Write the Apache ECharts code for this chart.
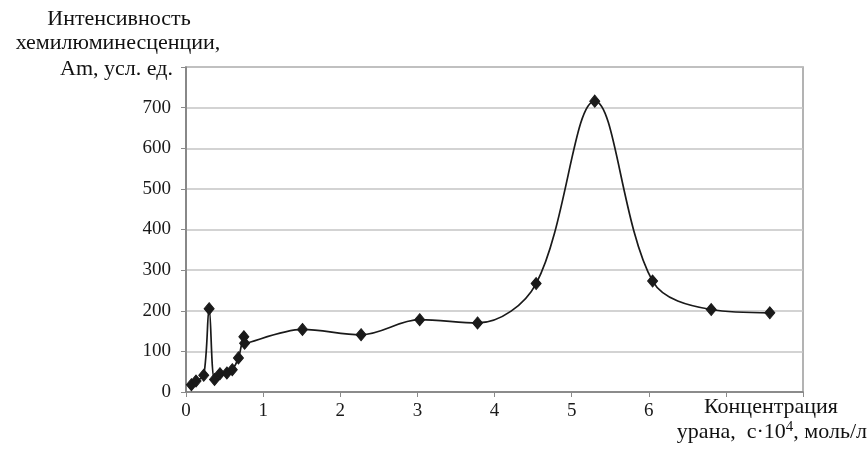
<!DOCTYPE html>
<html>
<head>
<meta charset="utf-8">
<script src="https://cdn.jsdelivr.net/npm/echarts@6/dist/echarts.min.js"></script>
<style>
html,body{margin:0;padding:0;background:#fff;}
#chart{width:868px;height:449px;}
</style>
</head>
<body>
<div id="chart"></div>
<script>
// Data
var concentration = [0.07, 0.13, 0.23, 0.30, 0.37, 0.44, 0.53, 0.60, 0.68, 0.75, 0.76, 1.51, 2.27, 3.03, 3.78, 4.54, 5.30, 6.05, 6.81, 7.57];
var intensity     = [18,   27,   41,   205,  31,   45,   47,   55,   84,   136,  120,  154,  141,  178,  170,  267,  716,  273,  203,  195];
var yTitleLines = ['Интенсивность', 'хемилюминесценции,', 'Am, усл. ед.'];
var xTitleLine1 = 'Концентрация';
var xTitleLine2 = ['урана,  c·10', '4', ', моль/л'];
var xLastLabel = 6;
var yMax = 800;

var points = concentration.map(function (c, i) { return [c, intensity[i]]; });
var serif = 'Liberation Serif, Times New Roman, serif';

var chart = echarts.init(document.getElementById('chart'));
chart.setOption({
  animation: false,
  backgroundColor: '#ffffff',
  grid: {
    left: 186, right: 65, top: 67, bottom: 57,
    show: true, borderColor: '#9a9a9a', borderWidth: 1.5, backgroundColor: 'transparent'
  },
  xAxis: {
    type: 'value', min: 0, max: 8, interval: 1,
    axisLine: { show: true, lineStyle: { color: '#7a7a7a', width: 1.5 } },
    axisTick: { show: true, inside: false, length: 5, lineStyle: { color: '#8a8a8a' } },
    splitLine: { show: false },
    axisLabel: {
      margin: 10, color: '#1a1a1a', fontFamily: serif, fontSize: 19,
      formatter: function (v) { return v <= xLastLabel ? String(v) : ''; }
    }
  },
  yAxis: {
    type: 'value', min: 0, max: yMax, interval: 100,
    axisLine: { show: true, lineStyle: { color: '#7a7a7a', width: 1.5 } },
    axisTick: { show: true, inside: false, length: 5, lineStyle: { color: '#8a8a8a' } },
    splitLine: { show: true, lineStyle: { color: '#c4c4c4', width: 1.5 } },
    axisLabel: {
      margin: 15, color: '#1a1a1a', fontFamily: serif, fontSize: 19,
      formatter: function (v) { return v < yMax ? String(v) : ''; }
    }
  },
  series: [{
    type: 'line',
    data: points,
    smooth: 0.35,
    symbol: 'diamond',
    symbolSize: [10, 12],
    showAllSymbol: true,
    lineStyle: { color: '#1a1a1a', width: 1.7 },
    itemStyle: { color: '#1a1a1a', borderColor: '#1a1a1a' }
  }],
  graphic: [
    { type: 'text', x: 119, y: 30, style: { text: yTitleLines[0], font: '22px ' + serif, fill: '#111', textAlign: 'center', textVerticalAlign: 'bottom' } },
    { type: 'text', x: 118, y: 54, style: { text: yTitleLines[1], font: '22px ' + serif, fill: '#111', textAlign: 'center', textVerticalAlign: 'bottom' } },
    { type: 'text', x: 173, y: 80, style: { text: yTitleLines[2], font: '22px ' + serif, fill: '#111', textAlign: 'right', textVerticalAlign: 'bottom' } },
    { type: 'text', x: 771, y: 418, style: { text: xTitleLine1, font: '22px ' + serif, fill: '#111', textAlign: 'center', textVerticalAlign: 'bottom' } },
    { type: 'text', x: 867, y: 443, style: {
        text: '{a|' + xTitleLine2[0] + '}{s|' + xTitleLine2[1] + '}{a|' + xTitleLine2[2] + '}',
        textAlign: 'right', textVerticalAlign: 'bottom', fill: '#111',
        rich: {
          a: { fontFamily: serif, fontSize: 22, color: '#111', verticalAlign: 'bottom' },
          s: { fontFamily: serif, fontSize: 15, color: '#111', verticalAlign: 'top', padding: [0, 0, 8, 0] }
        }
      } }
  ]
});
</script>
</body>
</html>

----------------------------------------

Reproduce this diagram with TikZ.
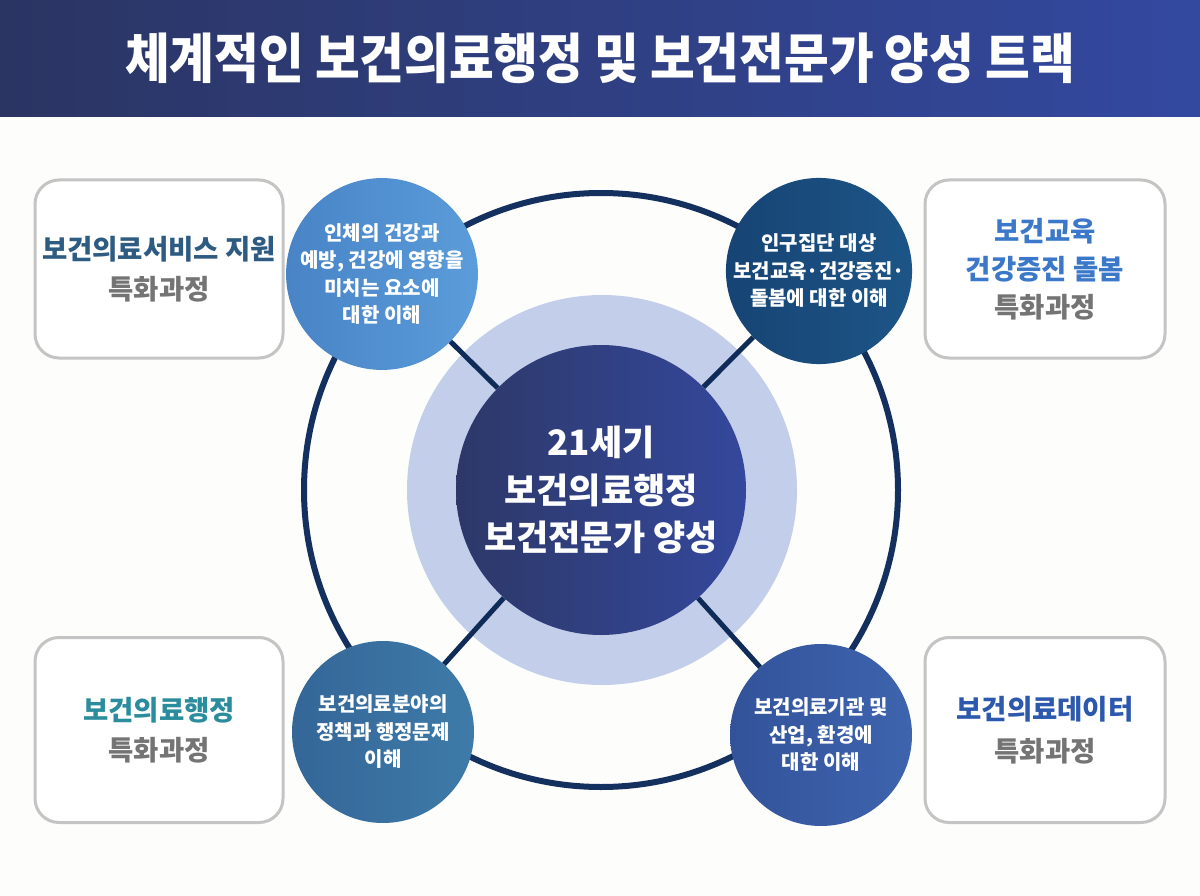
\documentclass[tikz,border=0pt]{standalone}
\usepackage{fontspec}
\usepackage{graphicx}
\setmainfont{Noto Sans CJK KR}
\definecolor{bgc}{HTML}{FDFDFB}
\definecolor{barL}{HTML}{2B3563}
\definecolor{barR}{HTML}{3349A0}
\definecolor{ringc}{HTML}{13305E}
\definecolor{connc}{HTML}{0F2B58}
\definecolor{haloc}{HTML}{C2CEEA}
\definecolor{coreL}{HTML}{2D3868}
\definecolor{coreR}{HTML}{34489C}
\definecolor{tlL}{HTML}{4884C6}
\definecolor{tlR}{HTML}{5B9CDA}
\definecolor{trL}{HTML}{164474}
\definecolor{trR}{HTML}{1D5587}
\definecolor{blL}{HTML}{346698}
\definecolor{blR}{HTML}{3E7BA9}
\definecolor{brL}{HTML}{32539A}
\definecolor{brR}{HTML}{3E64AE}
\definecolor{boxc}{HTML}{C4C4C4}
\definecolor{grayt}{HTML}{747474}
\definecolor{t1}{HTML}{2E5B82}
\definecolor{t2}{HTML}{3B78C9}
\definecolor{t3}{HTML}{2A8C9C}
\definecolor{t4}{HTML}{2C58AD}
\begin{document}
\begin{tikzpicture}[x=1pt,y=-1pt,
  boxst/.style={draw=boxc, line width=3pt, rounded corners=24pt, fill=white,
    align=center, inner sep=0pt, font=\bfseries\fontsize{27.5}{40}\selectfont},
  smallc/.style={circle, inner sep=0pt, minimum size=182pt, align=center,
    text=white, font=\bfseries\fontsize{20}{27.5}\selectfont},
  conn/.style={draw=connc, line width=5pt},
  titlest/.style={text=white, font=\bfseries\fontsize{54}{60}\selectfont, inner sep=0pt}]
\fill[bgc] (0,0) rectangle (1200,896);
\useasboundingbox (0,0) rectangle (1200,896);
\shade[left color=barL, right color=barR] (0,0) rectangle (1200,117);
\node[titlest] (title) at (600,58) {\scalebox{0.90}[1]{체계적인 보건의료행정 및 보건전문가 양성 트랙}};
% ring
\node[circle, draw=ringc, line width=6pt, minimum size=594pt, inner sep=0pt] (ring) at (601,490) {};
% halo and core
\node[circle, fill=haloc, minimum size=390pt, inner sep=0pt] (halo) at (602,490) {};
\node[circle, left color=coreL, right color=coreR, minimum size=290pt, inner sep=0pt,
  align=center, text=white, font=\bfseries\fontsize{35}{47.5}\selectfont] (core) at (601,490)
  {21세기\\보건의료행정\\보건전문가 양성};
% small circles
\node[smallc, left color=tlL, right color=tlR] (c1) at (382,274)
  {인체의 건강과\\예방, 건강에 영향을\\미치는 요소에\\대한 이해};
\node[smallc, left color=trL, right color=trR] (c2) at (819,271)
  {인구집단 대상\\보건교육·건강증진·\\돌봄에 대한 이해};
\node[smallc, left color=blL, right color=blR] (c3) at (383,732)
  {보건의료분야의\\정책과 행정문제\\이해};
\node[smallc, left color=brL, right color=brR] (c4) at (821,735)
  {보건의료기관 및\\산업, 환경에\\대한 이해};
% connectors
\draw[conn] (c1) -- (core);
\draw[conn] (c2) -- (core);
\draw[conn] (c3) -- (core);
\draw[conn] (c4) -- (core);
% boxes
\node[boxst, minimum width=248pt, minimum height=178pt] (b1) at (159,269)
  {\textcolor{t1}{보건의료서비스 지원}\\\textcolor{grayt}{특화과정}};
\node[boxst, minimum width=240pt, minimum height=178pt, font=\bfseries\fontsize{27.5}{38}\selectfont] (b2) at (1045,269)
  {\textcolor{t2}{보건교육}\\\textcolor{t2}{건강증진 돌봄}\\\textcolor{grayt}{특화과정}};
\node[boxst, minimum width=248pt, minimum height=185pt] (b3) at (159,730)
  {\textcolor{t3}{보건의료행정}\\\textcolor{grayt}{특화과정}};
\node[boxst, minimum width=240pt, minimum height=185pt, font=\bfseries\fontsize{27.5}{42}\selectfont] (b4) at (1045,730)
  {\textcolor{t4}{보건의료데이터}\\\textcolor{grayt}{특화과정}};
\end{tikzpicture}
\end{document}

----------------------------------------

- What to work on -
Copy word for word only the lines above from the one with "Write the Apache ECharts code for this chart." through the one with "var yMax = 800;". Leave pictures out.

- Final answer -
Write the Apache ECharts code for this chart.
<!DOCTYPE html>
<html>
<head>
<meta charset="utf-8">
<script src="https://cdn.jsdelivr.net/npm/echarts@6/dist/echarts.min.js"></script>
<style>
html,body{margin:0;padding:0;background:#fff;}
#chart{width:868px;height:449px;}
</style>
</head>
<body>
<div id="chart"></div>
<script>
// Data
var concentration = [0.07, 0.13, 0.23, 0.30, 0.37, 0.44, 0.53, 0.60, 0.68, 0.75, 0.76, 1.51, 2.27, 3.03, 3.78, 4.54, 5.30, 6.05, 6.81, 7.57];
var intensity     = [18,   27,   41,   205,  31,   45,   47,   55,   84,   136,  120,  154,  141,  178,  170,  267,  716,  273,  203,  195];
var yTitleLines = ['Интенсивность', 'хемилюминесценции,', 'Am, усл. ед.'];
var xTitleLine1 = 'Концентрация';
var xTitleLine2 = ['урана,  c·10', '4', ', моль/л'];
var xLastLabel = 6;
var yMax = 800;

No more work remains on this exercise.